-- BEGIN STORED RECORDS --

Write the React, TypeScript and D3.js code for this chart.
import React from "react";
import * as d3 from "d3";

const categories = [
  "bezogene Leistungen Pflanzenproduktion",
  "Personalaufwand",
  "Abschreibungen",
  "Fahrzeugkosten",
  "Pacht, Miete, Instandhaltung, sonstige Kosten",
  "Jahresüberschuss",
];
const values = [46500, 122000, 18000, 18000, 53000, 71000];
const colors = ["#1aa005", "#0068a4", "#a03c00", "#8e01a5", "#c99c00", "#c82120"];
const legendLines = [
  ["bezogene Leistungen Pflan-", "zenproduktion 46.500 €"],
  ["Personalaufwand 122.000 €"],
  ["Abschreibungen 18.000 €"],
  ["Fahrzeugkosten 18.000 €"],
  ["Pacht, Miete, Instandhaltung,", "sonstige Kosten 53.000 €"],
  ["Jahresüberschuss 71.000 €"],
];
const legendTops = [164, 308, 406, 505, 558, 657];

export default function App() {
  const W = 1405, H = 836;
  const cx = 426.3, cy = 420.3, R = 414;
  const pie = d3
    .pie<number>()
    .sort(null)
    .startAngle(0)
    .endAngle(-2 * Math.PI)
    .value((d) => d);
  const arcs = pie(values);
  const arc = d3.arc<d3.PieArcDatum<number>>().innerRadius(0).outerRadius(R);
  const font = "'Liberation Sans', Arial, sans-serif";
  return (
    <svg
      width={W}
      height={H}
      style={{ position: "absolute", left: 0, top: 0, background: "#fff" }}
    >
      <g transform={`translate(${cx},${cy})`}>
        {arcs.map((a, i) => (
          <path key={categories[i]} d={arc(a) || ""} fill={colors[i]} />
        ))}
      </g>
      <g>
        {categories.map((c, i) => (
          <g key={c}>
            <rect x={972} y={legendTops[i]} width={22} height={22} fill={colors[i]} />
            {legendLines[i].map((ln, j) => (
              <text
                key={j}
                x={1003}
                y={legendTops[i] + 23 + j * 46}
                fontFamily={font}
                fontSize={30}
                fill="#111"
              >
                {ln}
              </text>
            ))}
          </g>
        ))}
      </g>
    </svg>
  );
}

-- END STORED RECORDS --
-- BEGIN STORED RECORDS --

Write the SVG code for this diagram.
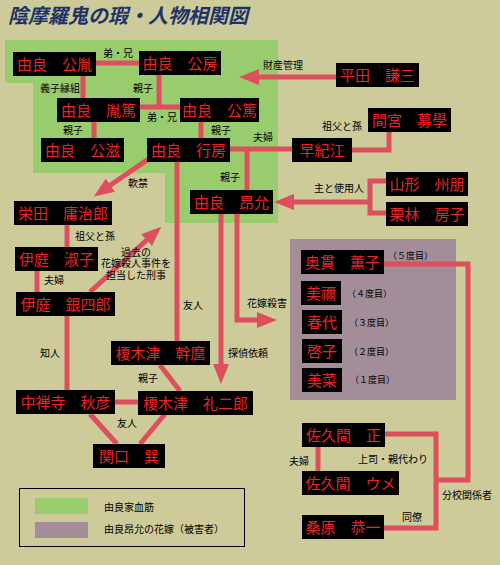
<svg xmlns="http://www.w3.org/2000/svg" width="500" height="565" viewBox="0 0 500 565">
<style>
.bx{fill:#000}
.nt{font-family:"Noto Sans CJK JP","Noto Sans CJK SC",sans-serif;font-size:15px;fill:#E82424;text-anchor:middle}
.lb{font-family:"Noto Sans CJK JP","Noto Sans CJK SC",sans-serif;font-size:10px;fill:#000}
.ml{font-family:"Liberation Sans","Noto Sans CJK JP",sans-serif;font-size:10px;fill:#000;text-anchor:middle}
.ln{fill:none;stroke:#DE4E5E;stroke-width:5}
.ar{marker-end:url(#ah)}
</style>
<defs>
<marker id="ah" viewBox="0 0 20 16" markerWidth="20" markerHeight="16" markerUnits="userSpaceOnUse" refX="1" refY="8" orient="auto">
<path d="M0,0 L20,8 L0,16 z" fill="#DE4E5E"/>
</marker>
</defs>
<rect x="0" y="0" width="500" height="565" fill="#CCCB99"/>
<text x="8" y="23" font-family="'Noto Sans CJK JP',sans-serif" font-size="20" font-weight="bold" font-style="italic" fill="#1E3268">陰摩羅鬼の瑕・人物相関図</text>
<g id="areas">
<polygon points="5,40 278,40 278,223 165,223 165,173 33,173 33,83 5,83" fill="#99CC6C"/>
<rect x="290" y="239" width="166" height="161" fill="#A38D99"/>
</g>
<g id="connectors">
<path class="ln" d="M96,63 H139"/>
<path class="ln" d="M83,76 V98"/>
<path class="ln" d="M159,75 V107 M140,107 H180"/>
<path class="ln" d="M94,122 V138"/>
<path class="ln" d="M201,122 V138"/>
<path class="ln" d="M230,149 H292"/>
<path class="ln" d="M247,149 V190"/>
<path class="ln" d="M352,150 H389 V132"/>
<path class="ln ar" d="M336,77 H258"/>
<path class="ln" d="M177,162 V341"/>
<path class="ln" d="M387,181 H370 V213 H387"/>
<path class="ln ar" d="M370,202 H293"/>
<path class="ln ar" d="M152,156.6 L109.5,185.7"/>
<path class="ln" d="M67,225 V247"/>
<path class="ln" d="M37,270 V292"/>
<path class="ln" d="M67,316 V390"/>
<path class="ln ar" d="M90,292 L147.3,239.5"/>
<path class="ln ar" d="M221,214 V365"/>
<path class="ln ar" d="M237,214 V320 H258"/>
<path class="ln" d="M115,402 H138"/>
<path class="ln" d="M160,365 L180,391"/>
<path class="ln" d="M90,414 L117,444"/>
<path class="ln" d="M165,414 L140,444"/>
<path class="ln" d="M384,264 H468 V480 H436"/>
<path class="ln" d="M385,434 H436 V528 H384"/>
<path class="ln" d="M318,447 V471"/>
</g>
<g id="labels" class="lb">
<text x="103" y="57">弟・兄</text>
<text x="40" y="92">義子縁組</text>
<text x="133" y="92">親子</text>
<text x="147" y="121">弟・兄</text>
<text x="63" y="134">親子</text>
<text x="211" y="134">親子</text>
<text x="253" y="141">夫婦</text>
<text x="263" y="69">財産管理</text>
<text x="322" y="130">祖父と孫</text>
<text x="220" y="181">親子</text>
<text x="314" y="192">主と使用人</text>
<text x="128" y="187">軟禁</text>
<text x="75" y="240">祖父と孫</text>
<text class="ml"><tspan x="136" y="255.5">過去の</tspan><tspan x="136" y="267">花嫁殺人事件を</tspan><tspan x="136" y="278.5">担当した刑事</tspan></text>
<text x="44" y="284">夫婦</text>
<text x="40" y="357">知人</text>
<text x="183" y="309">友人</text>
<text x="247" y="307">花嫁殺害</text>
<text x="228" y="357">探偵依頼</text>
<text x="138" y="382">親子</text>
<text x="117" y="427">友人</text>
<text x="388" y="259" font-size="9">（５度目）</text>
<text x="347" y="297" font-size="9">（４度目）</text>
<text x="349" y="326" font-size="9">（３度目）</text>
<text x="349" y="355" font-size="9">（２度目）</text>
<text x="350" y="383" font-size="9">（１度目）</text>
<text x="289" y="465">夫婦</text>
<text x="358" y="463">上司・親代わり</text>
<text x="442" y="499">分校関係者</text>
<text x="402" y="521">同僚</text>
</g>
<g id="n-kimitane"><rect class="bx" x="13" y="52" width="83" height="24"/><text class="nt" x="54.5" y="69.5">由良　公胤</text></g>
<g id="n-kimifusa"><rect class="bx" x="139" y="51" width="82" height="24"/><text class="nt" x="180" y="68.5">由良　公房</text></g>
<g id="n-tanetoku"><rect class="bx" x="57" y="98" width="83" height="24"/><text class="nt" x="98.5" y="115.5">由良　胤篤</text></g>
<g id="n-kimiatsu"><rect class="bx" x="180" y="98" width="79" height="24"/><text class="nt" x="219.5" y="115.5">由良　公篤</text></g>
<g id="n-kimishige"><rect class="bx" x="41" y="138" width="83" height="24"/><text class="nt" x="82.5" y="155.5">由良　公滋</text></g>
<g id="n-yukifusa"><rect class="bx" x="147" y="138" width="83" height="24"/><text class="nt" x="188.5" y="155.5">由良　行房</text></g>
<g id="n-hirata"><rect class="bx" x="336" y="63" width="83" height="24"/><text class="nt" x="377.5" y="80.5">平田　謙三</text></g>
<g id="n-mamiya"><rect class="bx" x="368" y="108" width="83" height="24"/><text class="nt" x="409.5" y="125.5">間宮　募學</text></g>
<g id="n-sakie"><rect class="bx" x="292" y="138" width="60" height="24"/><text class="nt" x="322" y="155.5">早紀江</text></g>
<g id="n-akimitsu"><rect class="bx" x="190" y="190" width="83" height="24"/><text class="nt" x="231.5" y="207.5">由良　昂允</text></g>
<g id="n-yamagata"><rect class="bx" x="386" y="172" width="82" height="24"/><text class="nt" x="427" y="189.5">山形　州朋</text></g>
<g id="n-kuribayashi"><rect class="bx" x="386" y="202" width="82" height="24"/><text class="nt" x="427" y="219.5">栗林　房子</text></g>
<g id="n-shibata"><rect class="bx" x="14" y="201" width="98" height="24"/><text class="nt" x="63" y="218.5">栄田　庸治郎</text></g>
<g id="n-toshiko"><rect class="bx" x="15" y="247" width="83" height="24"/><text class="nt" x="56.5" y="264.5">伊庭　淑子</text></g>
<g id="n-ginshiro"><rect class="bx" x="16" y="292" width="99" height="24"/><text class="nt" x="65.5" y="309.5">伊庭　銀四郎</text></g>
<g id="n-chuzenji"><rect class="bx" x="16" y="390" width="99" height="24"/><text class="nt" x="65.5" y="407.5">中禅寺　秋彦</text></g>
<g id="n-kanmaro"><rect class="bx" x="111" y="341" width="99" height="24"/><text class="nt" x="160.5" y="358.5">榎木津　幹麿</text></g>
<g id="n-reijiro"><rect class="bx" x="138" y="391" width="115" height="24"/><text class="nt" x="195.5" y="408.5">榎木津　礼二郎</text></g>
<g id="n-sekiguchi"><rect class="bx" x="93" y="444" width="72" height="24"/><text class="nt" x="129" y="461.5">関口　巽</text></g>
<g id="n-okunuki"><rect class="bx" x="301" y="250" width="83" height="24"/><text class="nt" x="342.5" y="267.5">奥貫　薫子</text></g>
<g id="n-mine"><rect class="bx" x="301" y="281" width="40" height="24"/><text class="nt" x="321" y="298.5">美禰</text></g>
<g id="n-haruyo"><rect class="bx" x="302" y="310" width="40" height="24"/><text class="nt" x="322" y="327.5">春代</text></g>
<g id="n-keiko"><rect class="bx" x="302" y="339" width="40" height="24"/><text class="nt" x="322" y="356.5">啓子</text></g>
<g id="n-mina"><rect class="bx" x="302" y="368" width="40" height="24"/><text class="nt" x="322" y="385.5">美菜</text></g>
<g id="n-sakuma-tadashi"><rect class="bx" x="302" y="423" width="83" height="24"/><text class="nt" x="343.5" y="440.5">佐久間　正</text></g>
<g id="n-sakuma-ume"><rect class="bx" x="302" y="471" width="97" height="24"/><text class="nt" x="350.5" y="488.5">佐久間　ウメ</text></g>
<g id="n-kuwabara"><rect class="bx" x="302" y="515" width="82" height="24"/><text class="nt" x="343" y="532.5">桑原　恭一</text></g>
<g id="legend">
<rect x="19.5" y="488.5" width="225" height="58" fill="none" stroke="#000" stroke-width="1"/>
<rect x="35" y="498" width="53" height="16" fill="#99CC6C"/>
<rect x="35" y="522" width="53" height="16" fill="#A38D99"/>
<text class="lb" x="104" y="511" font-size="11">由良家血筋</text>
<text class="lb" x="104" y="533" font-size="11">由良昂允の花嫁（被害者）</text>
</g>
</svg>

-- END STORED RECORDS --
-- BEGIN STORED RECORDS --

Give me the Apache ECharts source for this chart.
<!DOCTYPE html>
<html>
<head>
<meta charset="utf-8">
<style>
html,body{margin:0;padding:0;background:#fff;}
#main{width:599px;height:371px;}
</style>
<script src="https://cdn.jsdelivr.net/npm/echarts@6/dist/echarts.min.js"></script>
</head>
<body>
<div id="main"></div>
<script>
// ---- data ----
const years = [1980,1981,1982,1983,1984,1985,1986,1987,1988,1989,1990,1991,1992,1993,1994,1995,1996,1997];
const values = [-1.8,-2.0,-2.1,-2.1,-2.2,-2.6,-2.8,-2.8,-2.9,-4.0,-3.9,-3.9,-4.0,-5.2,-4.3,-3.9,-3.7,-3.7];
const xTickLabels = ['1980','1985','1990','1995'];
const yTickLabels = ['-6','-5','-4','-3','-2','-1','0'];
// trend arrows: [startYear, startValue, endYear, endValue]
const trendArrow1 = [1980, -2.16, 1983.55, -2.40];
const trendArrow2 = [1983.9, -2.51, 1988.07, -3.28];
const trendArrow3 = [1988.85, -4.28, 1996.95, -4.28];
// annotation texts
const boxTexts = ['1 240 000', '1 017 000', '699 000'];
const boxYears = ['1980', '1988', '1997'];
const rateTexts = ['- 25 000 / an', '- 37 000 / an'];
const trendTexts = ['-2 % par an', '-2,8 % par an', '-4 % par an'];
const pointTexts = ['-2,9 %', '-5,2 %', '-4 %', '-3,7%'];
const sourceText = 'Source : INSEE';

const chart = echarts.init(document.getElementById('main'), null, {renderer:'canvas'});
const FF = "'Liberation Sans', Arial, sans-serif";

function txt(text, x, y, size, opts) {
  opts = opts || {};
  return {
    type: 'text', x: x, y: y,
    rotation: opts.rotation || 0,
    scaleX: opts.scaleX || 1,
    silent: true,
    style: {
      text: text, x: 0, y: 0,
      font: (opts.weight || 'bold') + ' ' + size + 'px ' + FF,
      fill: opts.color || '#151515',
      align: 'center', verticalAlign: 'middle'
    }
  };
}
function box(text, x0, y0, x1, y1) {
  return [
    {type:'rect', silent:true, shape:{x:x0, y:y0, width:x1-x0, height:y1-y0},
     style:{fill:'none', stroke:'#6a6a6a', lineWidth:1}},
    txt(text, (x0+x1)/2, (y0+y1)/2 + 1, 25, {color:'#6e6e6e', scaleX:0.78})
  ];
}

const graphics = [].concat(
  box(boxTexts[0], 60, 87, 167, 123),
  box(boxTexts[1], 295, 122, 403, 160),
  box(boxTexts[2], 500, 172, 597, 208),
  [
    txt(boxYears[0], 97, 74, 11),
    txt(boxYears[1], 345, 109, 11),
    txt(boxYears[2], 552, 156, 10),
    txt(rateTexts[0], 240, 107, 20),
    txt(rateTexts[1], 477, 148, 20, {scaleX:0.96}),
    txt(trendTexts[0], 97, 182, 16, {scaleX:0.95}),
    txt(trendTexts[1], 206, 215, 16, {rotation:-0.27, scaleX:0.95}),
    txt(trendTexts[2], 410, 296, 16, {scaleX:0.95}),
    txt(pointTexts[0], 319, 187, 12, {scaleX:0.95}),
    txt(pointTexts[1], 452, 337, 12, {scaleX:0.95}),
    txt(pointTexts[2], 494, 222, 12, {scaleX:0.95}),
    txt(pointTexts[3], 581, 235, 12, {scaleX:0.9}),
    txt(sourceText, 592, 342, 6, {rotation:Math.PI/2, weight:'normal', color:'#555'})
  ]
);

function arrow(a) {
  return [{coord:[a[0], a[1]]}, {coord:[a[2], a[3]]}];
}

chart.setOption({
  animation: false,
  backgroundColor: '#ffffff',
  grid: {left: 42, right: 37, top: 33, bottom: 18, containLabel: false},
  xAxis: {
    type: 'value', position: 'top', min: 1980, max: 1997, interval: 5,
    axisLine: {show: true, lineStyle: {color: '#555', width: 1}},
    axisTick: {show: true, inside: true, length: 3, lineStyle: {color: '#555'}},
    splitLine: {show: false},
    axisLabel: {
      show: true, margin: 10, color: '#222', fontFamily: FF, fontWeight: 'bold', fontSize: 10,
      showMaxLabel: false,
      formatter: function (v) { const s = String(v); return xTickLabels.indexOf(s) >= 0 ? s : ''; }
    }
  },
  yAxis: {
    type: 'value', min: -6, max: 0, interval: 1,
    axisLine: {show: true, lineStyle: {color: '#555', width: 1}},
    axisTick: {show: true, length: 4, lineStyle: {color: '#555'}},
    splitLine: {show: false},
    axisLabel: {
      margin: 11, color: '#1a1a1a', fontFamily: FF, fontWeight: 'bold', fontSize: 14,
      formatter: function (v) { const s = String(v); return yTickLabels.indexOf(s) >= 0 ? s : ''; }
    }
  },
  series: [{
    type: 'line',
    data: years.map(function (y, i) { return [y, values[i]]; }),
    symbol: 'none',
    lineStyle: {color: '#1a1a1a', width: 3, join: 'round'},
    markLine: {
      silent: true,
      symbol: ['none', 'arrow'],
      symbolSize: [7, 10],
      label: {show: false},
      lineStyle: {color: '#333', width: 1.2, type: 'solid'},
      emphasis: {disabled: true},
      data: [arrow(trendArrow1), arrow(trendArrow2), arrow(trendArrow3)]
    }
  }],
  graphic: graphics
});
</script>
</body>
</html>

-- END STORED RECORDS --

*REQUIRED WORK*: Pull out every line above that holds the word "Write".

*TASK RESPONSE*:
Write the React, TypeScript and D3.js code for this chart.
Write the SVG code for this diagram.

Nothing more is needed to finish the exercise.